Playboy features first ever photo shoot of woman with a hijab
In a sure sign that the end is near, Playboy is featuring a profile article with photos of its female subject clad in a hijab. That’s right: the magazine that built a once prosperous empire based on nude photos of busty women is now hopping on board the politically correct express and featuring values opposite to those it has espoused its entire life.
But then again, in the era of internet porn, Playboy’s old niche of providing naked women in slick paper for a several-dollar cover price no longer exists to any meaningful degree, so the magazine has eschewed its past practice and no longer publishes nudes. Playboy is casting about for a new need to fill. Evidently, it believes that dhimmitude is good business.

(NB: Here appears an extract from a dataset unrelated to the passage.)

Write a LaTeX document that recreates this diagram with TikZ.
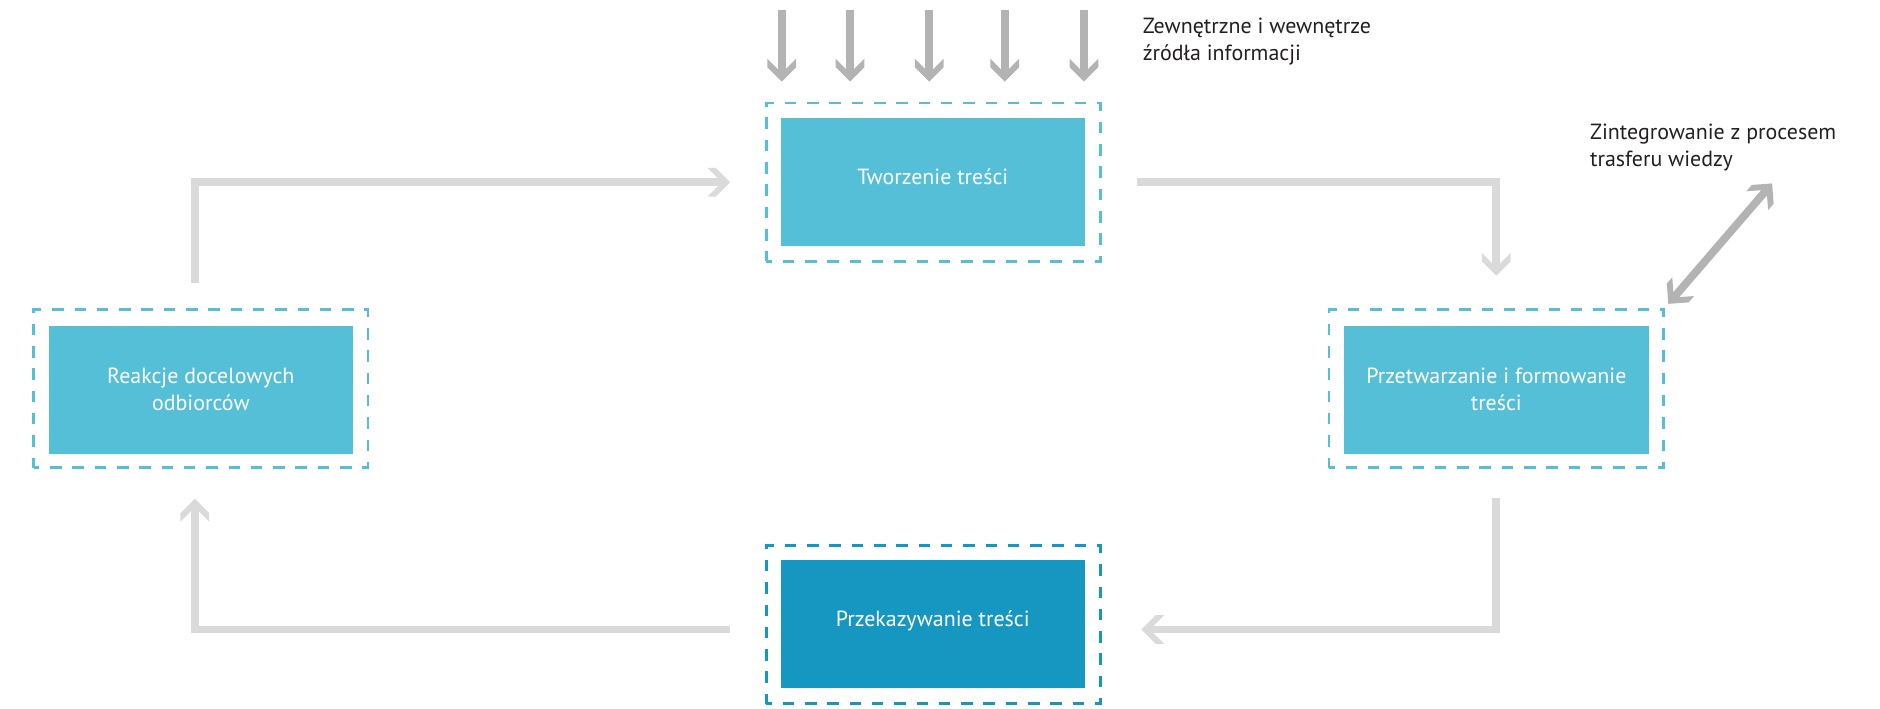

Julie Ricevuto explains the appearance of a hijab:
The issue features a series of single-minded men and women, selected to challenge the way readers think about business, music, porn, comedy, gaming, and more. “They’ve risked it all — even their lives — to do what they love, showing us what can be accomplished if we break the rules,” is the way Playboy describes it.
All the renegades had eye-opening stories, but one woman who was included, American journalist Noor Tagouri, wears a hijab — which marks the first time a hijab has ever been featured in the magazine.
Here is an Instagram that Ms. Tagouri posted, showing the anti-American flavor of the piece. The bullet holes in Old Glory are a nice touch, don't you think?
In case you were wondering, Ms. Tagouri is an “aspiring on-air reporter for commercial U.S. television,” so she wants to be bringing her values to a wider audience. The publicity she will be receiving no doubt will help.
In the Playboy interview, she portrays herself standing for modesty. But of course the issue with a hijab and more extreme variants such as the burka is the intimidation that accompanies them. Many religions, including Judaism, enjoin modesty for females. But it is only Muslim societies that feature men raping, beating, and otherwise intimidating women who don’t meet their own standards of modesty, which may be the full-beekeeper version, with only a narrow eye slit.
The end of Playboy cannot be far off.